[Records with drawing code]

-*-

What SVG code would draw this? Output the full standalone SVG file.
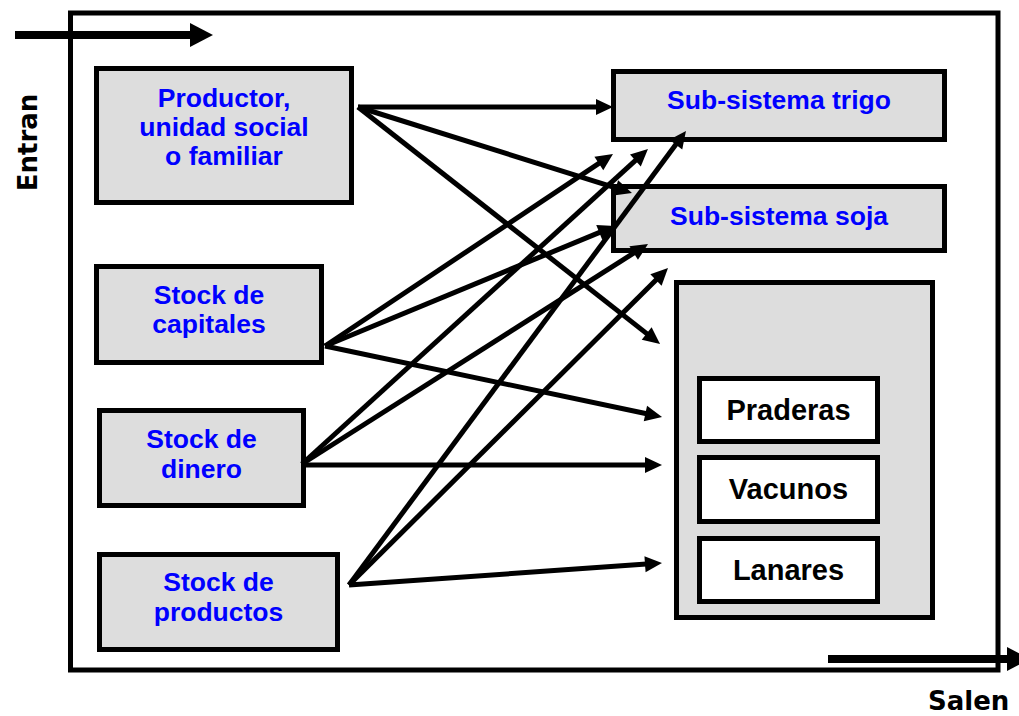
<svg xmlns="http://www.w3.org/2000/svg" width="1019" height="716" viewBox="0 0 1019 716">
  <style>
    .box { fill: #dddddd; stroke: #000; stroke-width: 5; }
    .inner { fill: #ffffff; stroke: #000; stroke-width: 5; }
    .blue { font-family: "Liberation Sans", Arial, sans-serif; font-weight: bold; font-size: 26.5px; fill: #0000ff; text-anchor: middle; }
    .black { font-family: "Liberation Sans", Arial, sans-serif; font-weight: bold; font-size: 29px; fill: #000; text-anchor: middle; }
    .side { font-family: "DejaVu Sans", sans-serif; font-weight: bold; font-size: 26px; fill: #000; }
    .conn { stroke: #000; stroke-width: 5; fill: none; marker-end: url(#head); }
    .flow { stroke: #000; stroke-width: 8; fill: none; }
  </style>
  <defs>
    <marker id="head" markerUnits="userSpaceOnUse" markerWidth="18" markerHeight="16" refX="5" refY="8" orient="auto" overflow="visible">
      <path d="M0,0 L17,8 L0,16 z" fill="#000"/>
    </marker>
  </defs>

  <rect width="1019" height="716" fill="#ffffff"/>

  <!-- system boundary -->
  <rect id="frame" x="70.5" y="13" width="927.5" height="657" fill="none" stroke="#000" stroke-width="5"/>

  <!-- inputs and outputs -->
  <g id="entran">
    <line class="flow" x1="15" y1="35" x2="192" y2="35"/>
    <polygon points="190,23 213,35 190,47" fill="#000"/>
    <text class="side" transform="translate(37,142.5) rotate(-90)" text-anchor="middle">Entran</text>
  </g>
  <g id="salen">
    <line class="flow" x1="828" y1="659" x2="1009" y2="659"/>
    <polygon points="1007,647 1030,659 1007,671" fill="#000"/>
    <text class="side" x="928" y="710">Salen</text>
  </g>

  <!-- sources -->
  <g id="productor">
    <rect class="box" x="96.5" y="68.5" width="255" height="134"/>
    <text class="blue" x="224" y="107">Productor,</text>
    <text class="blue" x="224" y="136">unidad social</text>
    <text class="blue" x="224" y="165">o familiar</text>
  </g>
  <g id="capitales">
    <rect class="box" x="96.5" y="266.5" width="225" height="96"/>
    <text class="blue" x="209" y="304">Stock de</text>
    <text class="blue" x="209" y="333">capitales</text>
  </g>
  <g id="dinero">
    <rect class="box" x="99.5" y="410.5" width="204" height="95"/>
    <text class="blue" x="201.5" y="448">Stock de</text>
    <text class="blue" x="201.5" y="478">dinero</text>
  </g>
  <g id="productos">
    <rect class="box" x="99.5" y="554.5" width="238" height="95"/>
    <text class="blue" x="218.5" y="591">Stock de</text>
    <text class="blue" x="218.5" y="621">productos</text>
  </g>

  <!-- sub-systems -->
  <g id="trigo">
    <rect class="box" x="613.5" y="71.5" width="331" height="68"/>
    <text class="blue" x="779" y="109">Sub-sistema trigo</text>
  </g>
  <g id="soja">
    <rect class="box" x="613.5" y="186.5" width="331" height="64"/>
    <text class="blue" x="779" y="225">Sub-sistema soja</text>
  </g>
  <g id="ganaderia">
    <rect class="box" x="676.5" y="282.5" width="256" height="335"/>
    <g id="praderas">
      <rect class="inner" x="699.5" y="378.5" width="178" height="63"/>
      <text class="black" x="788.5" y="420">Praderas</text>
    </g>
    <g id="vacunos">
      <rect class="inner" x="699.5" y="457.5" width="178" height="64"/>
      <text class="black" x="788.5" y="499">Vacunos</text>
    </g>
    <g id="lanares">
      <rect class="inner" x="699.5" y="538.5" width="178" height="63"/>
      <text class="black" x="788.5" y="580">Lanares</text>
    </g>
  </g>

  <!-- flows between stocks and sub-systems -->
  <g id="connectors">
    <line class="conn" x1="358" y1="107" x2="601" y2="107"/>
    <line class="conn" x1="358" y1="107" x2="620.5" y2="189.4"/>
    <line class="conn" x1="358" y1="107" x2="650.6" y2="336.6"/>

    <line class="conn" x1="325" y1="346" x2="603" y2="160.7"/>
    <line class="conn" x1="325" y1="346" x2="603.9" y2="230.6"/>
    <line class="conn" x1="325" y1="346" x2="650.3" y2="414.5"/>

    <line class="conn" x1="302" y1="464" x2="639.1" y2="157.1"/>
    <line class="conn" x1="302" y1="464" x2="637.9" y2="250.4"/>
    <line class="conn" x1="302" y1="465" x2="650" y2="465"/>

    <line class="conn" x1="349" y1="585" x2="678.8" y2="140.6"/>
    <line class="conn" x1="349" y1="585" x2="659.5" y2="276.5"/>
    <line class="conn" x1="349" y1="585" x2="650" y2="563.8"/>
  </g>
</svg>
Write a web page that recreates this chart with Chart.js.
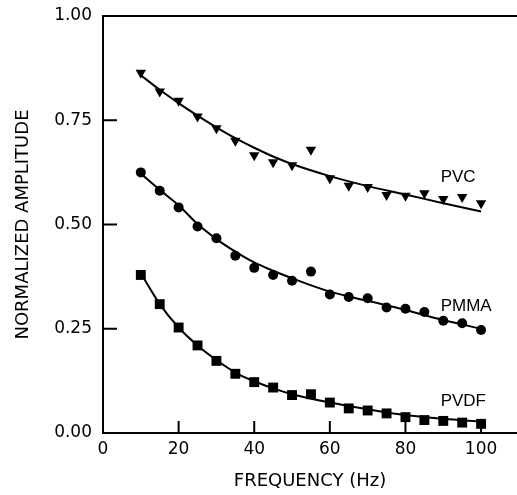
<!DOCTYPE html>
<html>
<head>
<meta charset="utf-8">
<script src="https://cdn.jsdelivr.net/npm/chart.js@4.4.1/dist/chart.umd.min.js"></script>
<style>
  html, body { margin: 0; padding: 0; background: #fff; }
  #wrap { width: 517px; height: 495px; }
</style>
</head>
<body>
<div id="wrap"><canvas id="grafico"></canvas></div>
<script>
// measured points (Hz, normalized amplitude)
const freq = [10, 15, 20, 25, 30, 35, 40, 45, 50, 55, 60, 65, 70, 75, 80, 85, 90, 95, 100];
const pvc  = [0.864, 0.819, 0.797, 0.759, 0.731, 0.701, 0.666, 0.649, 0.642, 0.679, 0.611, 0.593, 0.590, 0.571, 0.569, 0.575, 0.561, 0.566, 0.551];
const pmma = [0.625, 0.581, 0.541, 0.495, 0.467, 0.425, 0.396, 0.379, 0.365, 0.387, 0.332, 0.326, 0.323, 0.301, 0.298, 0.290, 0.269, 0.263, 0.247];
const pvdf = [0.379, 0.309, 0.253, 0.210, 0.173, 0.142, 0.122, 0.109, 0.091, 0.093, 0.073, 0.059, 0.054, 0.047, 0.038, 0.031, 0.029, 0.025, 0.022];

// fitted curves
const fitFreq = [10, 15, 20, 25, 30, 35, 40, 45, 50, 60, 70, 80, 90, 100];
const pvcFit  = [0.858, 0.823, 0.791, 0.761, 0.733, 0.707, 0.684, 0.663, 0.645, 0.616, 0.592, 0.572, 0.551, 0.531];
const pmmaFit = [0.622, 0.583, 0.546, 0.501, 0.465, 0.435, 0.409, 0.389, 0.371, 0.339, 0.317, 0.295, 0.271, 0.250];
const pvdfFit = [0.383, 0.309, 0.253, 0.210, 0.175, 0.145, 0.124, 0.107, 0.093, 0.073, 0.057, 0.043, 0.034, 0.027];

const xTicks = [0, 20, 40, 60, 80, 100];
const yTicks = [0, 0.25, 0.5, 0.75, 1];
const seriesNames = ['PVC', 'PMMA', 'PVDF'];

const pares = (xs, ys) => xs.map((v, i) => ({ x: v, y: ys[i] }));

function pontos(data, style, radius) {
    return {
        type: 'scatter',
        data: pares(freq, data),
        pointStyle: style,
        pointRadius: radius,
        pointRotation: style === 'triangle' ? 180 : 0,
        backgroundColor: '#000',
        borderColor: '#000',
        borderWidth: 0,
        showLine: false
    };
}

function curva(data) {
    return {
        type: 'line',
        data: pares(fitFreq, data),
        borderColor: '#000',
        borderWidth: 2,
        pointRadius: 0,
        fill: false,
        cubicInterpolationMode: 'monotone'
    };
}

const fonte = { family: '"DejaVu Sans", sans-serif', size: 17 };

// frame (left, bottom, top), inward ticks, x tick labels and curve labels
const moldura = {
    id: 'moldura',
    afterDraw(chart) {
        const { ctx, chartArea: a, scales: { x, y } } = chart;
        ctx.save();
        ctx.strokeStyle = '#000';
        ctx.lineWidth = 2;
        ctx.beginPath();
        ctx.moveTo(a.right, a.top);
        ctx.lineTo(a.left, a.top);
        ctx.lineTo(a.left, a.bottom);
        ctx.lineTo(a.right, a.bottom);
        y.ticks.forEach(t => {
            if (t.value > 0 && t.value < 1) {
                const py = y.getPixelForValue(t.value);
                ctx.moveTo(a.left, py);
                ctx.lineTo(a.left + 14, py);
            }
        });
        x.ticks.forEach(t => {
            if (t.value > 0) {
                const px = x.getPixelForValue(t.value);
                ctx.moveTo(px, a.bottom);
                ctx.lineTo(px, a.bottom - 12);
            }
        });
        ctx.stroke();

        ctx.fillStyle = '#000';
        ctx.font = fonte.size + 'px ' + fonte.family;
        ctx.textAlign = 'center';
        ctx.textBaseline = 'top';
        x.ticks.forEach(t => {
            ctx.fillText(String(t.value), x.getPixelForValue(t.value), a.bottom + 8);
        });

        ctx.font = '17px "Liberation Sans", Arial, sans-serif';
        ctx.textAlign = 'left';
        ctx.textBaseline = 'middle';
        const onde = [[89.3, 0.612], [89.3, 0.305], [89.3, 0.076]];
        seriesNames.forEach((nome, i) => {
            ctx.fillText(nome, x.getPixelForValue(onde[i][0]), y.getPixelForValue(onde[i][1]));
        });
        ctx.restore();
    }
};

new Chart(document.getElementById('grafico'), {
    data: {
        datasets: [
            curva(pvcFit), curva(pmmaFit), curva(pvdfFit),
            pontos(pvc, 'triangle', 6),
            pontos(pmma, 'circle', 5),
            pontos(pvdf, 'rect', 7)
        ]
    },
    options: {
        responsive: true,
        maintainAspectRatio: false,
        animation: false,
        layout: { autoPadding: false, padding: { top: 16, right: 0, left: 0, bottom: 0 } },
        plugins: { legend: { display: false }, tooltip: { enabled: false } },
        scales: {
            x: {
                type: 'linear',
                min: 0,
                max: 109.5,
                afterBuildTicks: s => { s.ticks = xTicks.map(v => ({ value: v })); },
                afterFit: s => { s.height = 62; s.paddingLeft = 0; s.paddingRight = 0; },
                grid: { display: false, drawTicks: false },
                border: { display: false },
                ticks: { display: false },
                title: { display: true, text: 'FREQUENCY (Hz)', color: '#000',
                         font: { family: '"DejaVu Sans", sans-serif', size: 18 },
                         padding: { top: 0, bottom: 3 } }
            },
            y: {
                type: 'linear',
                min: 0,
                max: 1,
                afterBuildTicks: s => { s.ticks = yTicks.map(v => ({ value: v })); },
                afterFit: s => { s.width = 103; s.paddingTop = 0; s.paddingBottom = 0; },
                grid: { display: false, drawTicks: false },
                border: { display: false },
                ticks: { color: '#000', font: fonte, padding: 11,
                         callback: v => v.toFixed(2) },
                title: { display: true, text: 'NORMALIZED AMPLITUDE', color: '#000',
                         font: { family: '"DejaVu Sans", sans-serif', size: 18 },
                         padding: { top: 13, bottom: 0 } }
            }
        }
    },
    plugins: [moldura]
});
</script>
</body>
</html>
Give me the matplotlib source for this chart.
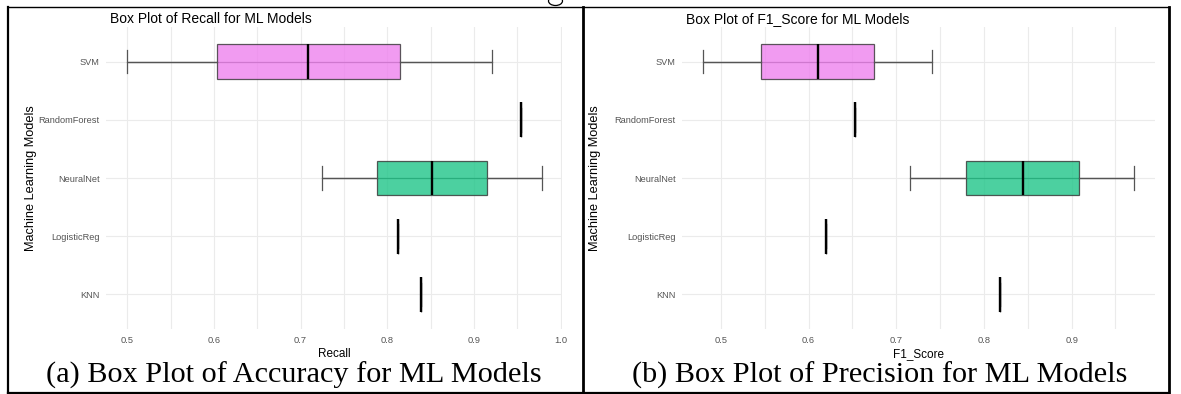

-*-

State how many lines hold the word "this". The number is the whole answer.

• _Written answer_:
3